Sunday, January 27, 2013

The Shack, pt. I

This is not an academic post. If you read Verily Verily for the scholarly things I write—if you're one of the three people who fit that description—you can stop here.



This afternoon I started reading William Paul Young's book, The Shack. After reading the Foreword and the first four chapters, and I'm not sure how to react to this book. The one thing I cannot bring myself to say is that I like it. I don't like it. In fact, I hate it. Maybe I could like it if its story couldn't be true. If evil and death and sadness and brokenness and emptiness and guilt and loneliness were alien guests in the minds of storytellers. If parents didn't lose children and no one had to deal with losing a sibling. If this book were no nearer reality than Gene Roddenberry's tribbles or J. J. Abrams's . . . well, than J. J. Abrams's anything.

Two days ago I had a very difficult day, and I spent half of it crying in my office. Sometimes I can keep the full weight of the reality of my sister's loss out of mind. But not two days ago. Sometimes I can wrap myself in the warmth of my faith and trust that God has a plan, even if I cannot see it. But not two days ago. Sometimes I can strengthen my knees and my back to support the people around me, especially those who experience this loss as their own. But not two days ago. Two days ago I had a very difficult day.

And then my Dad called. It was good to hear his voice. It's good to talk to someone who feels the same pain I feel (though it hurts to know that he feels more of it). And it is good to have someone know the soothing comfort of that pain. Life shouldn't be normal. Not yet. So this pain makes me feel . . . I dunno, human, I guess. Talking with Dad feels the way I imagine war veterans feel when they talk with one another. Other people sympathize. Hell, everyone sympathizes. No one understands. But Dad does. And that makes it easier for me to let him shoulder my burden, and to try to help him lift his. So it was good to hear his voice.

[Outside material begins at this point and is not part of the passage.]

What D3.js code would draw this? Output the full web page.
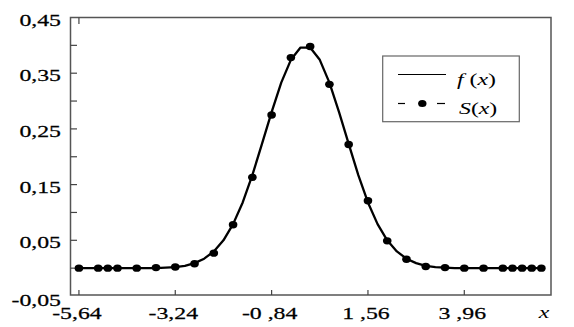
<!DOCTYPE html>
<html><head><meta charset="utf-8">
<script src="https://cdn.jsdelivr.net/npm/d3@7/dist/d3.min.js"></script>
<style>body{margin:0;background:#fff}svg{display:block}text{font-family:"Liberation Serif","Times New Roman",Times,serif}</style>
</head><body>
<script>
// f(x) polyline samples
const fX = [-5.64,-5.40,-5.16,-4.92,-4.68,-4.44,-4.20,-3.96,-3.72,-3.48,-3.24,-3.00,-2.76,-2.52,-2.28,-2.04,-1.80,-1.56,-1.32,-1.08,-0.84,-0.60,-0.36,-0.12,0.12,0.36,0.60,0.84,1.08,1.32,1.56,1.80,2.04,2.28,2.52,2.76,3.00,3.24,3.48,3.72,3.96,4.20,4.44,4.68,4.92,5.16,5.40,5.64,5.88];
const fY = [0.000,0.000,0.000,0.000,0.000,0.000,0.000,0.000,0.000,0.001,0.002,0.004,0.009,0.017,0.030,0.050,0.079,0.118,0.167,0.223,0.280,0.333,0.374,0.396,0.396,0.374,0.333,0.280,0.223,0.167,0.118,0.079,0.050,0.030,0.017,0.009,0.004,0.002,0.001,0.000,0.000,0.000,0.000,0.000,0.000,0.000,0.000,0.000,0.000];
// S(x) points
const sX = [-5.64,-5.16,-4.92,-4.68,-4.20,-3.72,-3.24,-2.76,-2.28,-1.80,-1.32,-0.84,-0.36,0.12,0.60,1.08,1.56,2.04,2.52,3.00,3.48,3.96,4.44,4.92,5.16,5.40,5.64,5.88];
const sY = [0.000,0.000,0.000,0.000,0.000,0.001,0.002,0.008,0.027,0.078,0.163,0.275,0.378,0.398,0.330,0.222,0.121,0.049,0.016,0.003,0.001,0.000,0.000,0.000,0.000,0.000,0.000,0.000];
const xTicks = [-5.64,-3.24,-0.84,1.56,3.96];
const xTickLabels = ["-5,64","-3,24","-0 ,84","1 ,56","3 ,96"];
const yTicks = [-0.05,0.05,0.15,0.25,0.35,0.45];
const yTickLabels = ["-0,05","0,05","0,15","0,25","0,35","0,45"];
const yMinor = [0.00,0.10,0.20,0.30,0.40];

const W=574,H=327;
const svg=d3.select("body").append("svg").attr("width",W).attr("height",H);
const x=d3.scaleLinear().domain([-5.85,6.12]).range([70.5,551]);
const y=d3.scaleLinear().domain([-0.05,0.45]).range([296,17.5]);
const SX=1.36, FS=17.5;

function txt(g,xx,yy,anchor){
  return g.append("text").attr("transform",`translate(${xx},${yy}) scale(${SX},1)`)
    .attr("text-anchor",anchor).attr("font-size",FS).attr("fill","#000")
    .attr("stroke","#000").attr("stroke-width",0.25);
}

// frame
svg.append("rect").attr("x",70.5).attr("y",17.5).attr("width",480.5).attr("height",277.5)
  .attr("fill","none").attr("stroke","#555").attr("stroke-width",1.5);

// y ticks
[...yTicks,...yMinor].forEach(v=>{
  if(v<=-0.05||v>=0.45) return;
  svg.append("line").attr("x1",70.5).attr("x2",77).attr("y1",y(v)).attr("y2",y(v)).attr("stroke","#444").attr("stroke-width",1.2);
});
// x ticks
xTicks.forEach(v=>{
  svg.append("line").attr("x1",x(v)).attr("x2",x(v)).attr("y1",295).attr("y2",290).attr("stroke","#444").attr("stroke-width",1.2);
});
svg.append("line").attr("x1",x(-5.64)).attr("x2",x(-5.64)).attr("y1",17.5).attr("y2",24).attr("stroke","#444").attr("stroke-width",1.2);

// y labels
yTicks.forEach((v,i)=>{
  const yy = v===-0.05 ? y(v)+10 : y(v)+8;
  txt(svg,61,yy,"end").text(yTickLabels[i]);
});
// x labels
xTicks.forEach((v,i)=>{
  txt(svg,x(v)-2,319,"middle").text(xTickLabels[i]);
});
txt(svg,544,318,"middle").attr("font-style","italic").attr("stroke-width",0).text("x");

// f line
const line=d3.line().x((d,i)=>x(fX[i])).y((d,i)=>y(fY[i]));
svg.append("path").datum(fX).attr("d",line).attr("fill","none").attr("stroke","#000").attr("stroke-width",2.3).attr("stroke-linejoin","round");
// S points
svg.selectAll("ellipse.s").data(sX).enter().append("ellipse").attr("class","s")
  .attr("cx",d=>x(d)).attr("cy",(d,i)=>y(sY[i])).attr("rx",4.3).attr("ry",3.7).attr("fill","#000");

// legend
const lg=svg.append("g");
lg.append("rect").attr("x",382.7).attr("y",56).attr("width",136.6).attr("height",65.7).attr("fill","#fff").attr("stroke","#666").attr("stroke-width",1.2);
lg.append("line").attr("x1",398).attr("x2",446).attr("y1",74.5).attr("y2",74.5).attr("stroke","#000").attr("stroke-width",1.2);
lg.append("line").attr("x1",398).attr("x2",405).attr("y1",103.5).attr("y2",103.5).attr("stroke","#000").attr("stroke-width",1.2);
lg.append("line").attr("x1",437).attr("x2",445).attr("y1",103.5).attr("y2",103.5).attr("stroke","#000").attr("stroke-width",1.2);
lg.append("ellipse").attr("cx",422.3).attr("cy",103.5).attr("rx",4.2).attr("ry",3.6).attr("fill","#000");
const t1=txt(lg,457,85,"start").attr("stroke-width",0);
t1.append("tspan").attr("font-style","italic").text("f");
t1.append("tspan").text(" (");
t1.append("tspan").attr("font-style","italic").text("x");
t1.append("tspan").text(")");
const t2=txt(lg,459,113.5,"start").attr("stroke-width",0);
t2.append("tspan").attr("font-style","italic").text("S");
t2.append("tspan").text("(");
t2.append("tspan").attr("font-style","italic").text("x");
t2.append("tspan").text(")");
</script>
</body></html>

He told me that someone at work gave him The Shack and that he started reading it. He hadn't got very far, and he didn't really know what it was about. But this someone-at-work had been through something himself, and The Shack had apparently been helpful for him. So Dad was reading The Shack. I had heard of it. I think Andrea had even read it, back when the book was everywhere, like frogs in Egypt. But I didn't know anything about it. Dad didn't ask me to read it. But the idea of reading it with him—really, of reading any book with him—struck me as appropriate therapeutic. So yesterday I dropped two quarters on a used copy at McKay's. And now I'm reading The Shack, too.

And I don't think I can put it down. I don't want to describe the plot, especially if the two people who read Verily Verily happen to also be the two people who haven't read The Shack yet. But let me say, I'm reading this book not primarily as someone who has lost his sister. I'm reading it mostly as someone in love with a man who has lost his daughter, and as someone who has two daughters of his own. I'm reading it as a man who wants desperately to believe that he can keep all of this . . . this mess, this hurt, this filth, this pain, this . . . this sin away from his little girls. I'm scared that this book will make me face the fact of my powerlessness, of my impotence (and that's a rare word for a man to use of himself!).

So, no. I don't like this book. But I can't put it down. Because I don't want to avoid thinking about the things this book wants to make me think about. And because I don't want my Dad to read this book alone. And because I find myself thinking about my sister when I read it.

And because I want to believe that God still writes notes.